Back in 2008 when I breastfed my first-born, my son (didn’t I do it right, god, empire, mom and dad, giving the firsts to the boy); when I was breastfeeding Jake, I found this natural act to be quite difficult. But of course, I would. I am not a natural woman. I worship urbanity, dirty sidewalks, steel, glass, brick, brownstone, public parks and bridges—volume—like a good red blood cell count against the anemia of rural stare downs and suspicious friendliness. It seemed right that breastfeeding was nauseatingly painful for me, for some time. My son eventually came to love one breast over the other. This reminded me of what I learned in my former training as a psychotherapist about Melanie Klein’s concept of “the good and the bad breast.” It’s so simple. The baby fears and rejects you when you’re phoning it in and approves of you and wants more when you’re delivering your best—he sees no blending and no compromises. The effort and the product are not related exactly. This can be true of our readers, as well.
One of my breasts was a better producer, easier to syphon and didn’t require the patience of waiting for the let down to get going on the right side. I could hold my baby on the left then and do things with my right hand. As my left tit was getting bigger, and my vanity shrinking along with my right breast—that gave up on being noticed, like the runt student in the back of the class holding up his nerdy hand for too long—it submitted to being ignored. But what my son was giving me was an invitation to work on other things with my dominant side. He said, without doing anything but sucking and looking around and rubbing his toes, you go write, write down an idea like you used to, mother, you used to write, you are a writer. The left side of me was for the love and the right side of me was to write. But I had a hard time writing about my kind of brutal truth with my son so firmly attached to my body and brain. The good breast of his loveliness and the bad breast of my difficult stories were not making a whole picture.
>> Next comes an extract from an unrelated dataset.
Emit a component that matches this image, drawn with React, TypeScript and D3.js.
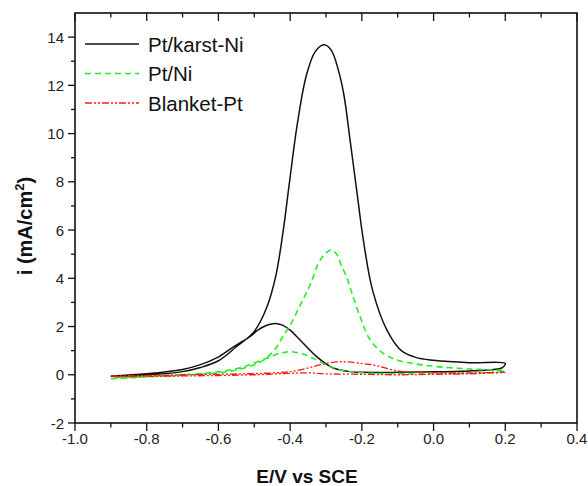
import React from "react";
import * as d3 from "d3";

const xTicks = [-1.0, -0.8, -0.6, -0.4, -0.2, 0.0, 0.2, 0.4];
const xMinor = [-0.9, -0.7, -0.5, -0.3, -0.1, 0.1, 0.3];
const yTicks = [-2, 0, 2, 4, 6, 8, 10, 12, 14];
const yMinor = [-1, 1, 3, 5, 7, 9, 11, 13];

// Pt/karst-Ni: forward scan then reverse scan [E, i]
const karstE = [
  -0.9, -0.8, -0.7, -0.65, -0.6, -0.55, -0.5, -0.465, -0.44, -0.42, -0.4, -0.38, -0.355, -0.33, -0.305, -0.285, -0.265, -0.25, -0.233, -0.214, -0.196, -0.17, -0.13, -0.09, -0.05, 0.0, 0.1, 0.2,
  0.19, 0.15, 0.1, 0.0, -0.1, -0.2, -0.233, -0.26, -0.28, -0.3, -0.326, -0.35, -0.373, -0.4, -0.42, -0.442, -0.465, -0.49, -0.512, -0.535, -0.559, -0.605, -0.65, -0.7, -0.8, -0.9,
];
const karstI = [
  -0.06, -0.01, 0.13, 0.3, 0.58, 1.16, 1.8, 2.8, 4.1, 5.9, 8.2, 10.4, 12.4, 13.4, 13.68, 13.45, 12.6, 11.6, 9.75, 7.6, 5.6, 3.5, 1.85, 1.0, 0.72, 0.6, 0.5, 0.47,
  0.28, 0.2, 0.16, 0.12, 0.1, 0.1, 0.13, 0.2, 0.28, 0.45, 0.75, 1.1, 1.45, 1.85, 2.05, 2.13, 2.05, 1.85, 1.58, 1.37, 1.15, 0.7, 0.42, 0.22, 0.04, -0.05,
];

// Pt/Ni
const niE = [
  -0.9, -0.8, -0.7, -0.6, -0.55, -0.5, -0.47, -0.44, -0.42, -0.4, -0.37, -0.345, -0.32, -0.3, -0.285, -0.27, -0.256, -0.24, -0.228, -0.205, -0.177, -0.14, -0.1, -0.05, 0.0, 0.1, 0.2,
  0.15, 0.1, 0.0, -0.1, -0.2, -0.26, -0.308, -0.345, -0.37, -0.4, -0.43, -0.465, -0.5, -0.53, -0.596, -0.7, -0.8, -0.9,
];
const niI = [
  -0.16, -0.09, -0.02, 0.08, 0.2, 0.42, 0.65, 1.1, 1.6, 2.05, 2.95, 3.7, 4.65, 5.05, 5.18, 5.0, 4.5, 3.95, 3.4, 2.41, 1.45, 0.89, 0.6, 0.45, 0.35, 0.24, 0.16,
  0.08, 0.06, 0.05, 0.05, 0.08, 0.2, 0.48, 0.75, 0.88, 0.96, 0.88, 0.68, 0.5, 0.33, 0.13, 0.0, -0.07, -0.12,
];

// Blanket-Pt
const blanketE = [
  -0.9, -0.8, -0.7, -0.6, -0.5, -0.42, -0.382, -0.335, -0.298, -0.26, -0.23, -0.19, -0.159, -0.12, -0.08, 0.0, 0.1, 0.2,
  0.1, 0.0, -0.1, -0.2, -0.3, -0.35, -0.4, -0.5, -0.6, -0.7, -0.9,
];
const blanketI = [
  -0.05, -0.03, 0.0, 0.02, 0.05, 0.1, 0.17, 0.34, 0.48, 0.54, 0.52, 0.45, 0.38, 0.22, 0.13, 0.09, 0.08, 0.1,
  0.04, 0.02, 0.0, 0.02, 0.04, 0.08, 0.06, 0.0, -0.03, -0.05, -0.08,
];

const seriesNames = ["Pt/karst-Ni", "Pt/Ni", "Blanket-Pt"];

const W = 588, H = 486;
const left = 75, right = 577, top = 13, bottom = 423;
const font = "'Liberation Sans', Arial, Helvetica, sans-serif";

export default function App() {
  const x = d3.scaleLinear().domain([-1.0, 0.4]).range([left, right]);
  const y = d3.scaleLinear().domain([-2, 15]).range([bottom, top]);
  const line = d3
    .line<[number, number]>()
    .x((d) => x(d[0]))
    .y((d) => y(d[1]))
    .curve(d3.curveCatmullRom.alpha(0.5));

  const series = [
    { name: seriesNames[0], E: karstE, I: karstI, color: "#111111", dash: "none", w: 1.5 },
    { name: seriesNames[1], E: niE, I: niI, color: "#22ee22", dash: "6,4", w: 1.6 },
    { name: seriesNames[2], E: blanketE, I: blanketI, color: "#ff1a1a", dash: "7,2,2,2,2,2", w: 1.3 },
  ];

  const fmtX = (v: number) => v.toFixed(1);

  return (
    <svg width={W} height={H} style={{ position: "absolute", left: 0, top: 0, background: "#fff" }} fontFamily={font}>
      <rect x={0} y={0} width={W} height={H} fill="#fff" />
      {series.map((s) => (
        <path
          key={s.name}
          d={line(s.E.map((e, k) => [e, s.I[k]] as [number, number])) || ""}
          fill="none"
          stroke={s.color}
          strokeWidth={s.w}
          strokeDasharray={s.dash}
          strokeLinejoin="round"
        />
      ))}
      <rect x={left} y={top} width={right - left} height={bottom - top} fill="none" stroke="#111" strokeWidth={1.6} />
      {xTicks.map((t) => (
        <g key={"xb" + t}>
          <line x1={x(t)} x2={x(t)} y1={bottom} y2={bottom + 8} stroke="#111" strokeWidth={1.3} />
          <line x1={x(t)} x2={x(t)} y1={top} y2={top + 8} stroke="#111" strokeWidth={1.3} />
          <text x={x(t)} y={bottom + 21} fontSize={15} textAnchor="middle" fill="#222">
            {fmtX(t)}
          </text>
        </g>
      ))}
      {xMinor.map((t) => (
        <g key={"xm" + t}>
          <line x1={x(t)} x2={x(t)} y1={bottom} y2={bottom + 4.5} stroke="#111" strokeWidth={1.3} />
          <line x1={x(t)} x2={x(t)} y1={top} y2={top + 4.5} stroke="#111" strokeWidth={1.3} />
        </g>
      ))}
      {yTicks.map((t) => (
        <g key={"y" + t}>
          <line x1={left - 7} x2={left} y1={y(t)} y2={y(t)} stroke="#111" strokeWidth={1.3} />
          <text x={left - 11} y={y(t) + 5.5} fontSize={15} textAnchor="end" fill="#222">
            {t}
          </text>
        </g>
      ))}
      {yMinor.map((t) => (
        <line key={"ym" + t} x1={left - 4} x2={left} y1={y(t)} y2={y(t)} stroke="#111" strokeWidth={1.3} />
      ))}
      <text x={307} y={483} fontSize={19} fontWeight="bold" textAnchor="middle" fill="#111">
        E/V vs SCE
      </text>
      <text
        transform={`translate(32, 226) rotate(-90)`}
        fontSize={20}
        fontWeight="bold"
        textAnchor="middle"
        fill="#111"
      >
        i (mA/cm
        <tspan fontSize={13} dy={-8}>2</tspan>
        <tspan dy={8}>)</tspan>
      </text>
      {series.map((s, k) => (
        <g key={"lg" + s.name} transform={`translate(0, ${44 + k * 29.5})`}>
          <line x1={85} x2={139} y1={0} y2={0} stroke={s.color} strokeWidth={s.w} strokeDasharray={s.dash} />
          <text x={148} y={7.5} fontSize={20.5} fill="#111">
            {s.name}
          </text>
        </g>
      ))}
    </svg>
  );
}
When I had my daughter almost a year ago, my plan was to nurse her mostly on my right side and to stretch the supply where it was previously rejected in order to even out my body—to restore some balance, even if simply corporeal. I tried this while I was, and still am, in graduate school for writing. I gave birth to Frances on 12/12/12, during Portland State’s winter break and went back to class nursing a newborn in workshop. She preferred the left side of me, as well. And so I could nurse and mark my stories up as the feedback trickled in from my cohort. She suckled on me and I debated whether my father physically abusing the women in his life would fit into the larger narrative better on page one or ten. I explained why I loved Aileen Wournas even though she was a killer and a prostitute all while the baby dozed on my tit, my right hand flying in the air, my mouth rattling on about feminism and dissent, or my attempts at making memoir into a fragmentary novel or a long poem. And as she emptied me, I worried about provocation and erasure. I still do.
The thing about creating work and having people peg it as provocative is that it further disintegrates and strips the writer of the dignity she was trying to perform in the act of telling the truth. This is especially distressing when much of what is considered art is expected to whisper, hint, imply, and come in from behind. When you call a work by a woman provocative you are stripping it of everything else, but that idea of provocation. There it stands, naked and alone, and quite mute as a result, really. With female writers, provocation historically implies sexuality, which implies the hidden, which implies grief, which implies martyrdom, which implies erasure.
I am done nursing my children and my body is back to being mine. I am now freer to be the bad breast who worries deeply about erasure and provocation and write it with both sides of my body whenever they finally go to bed.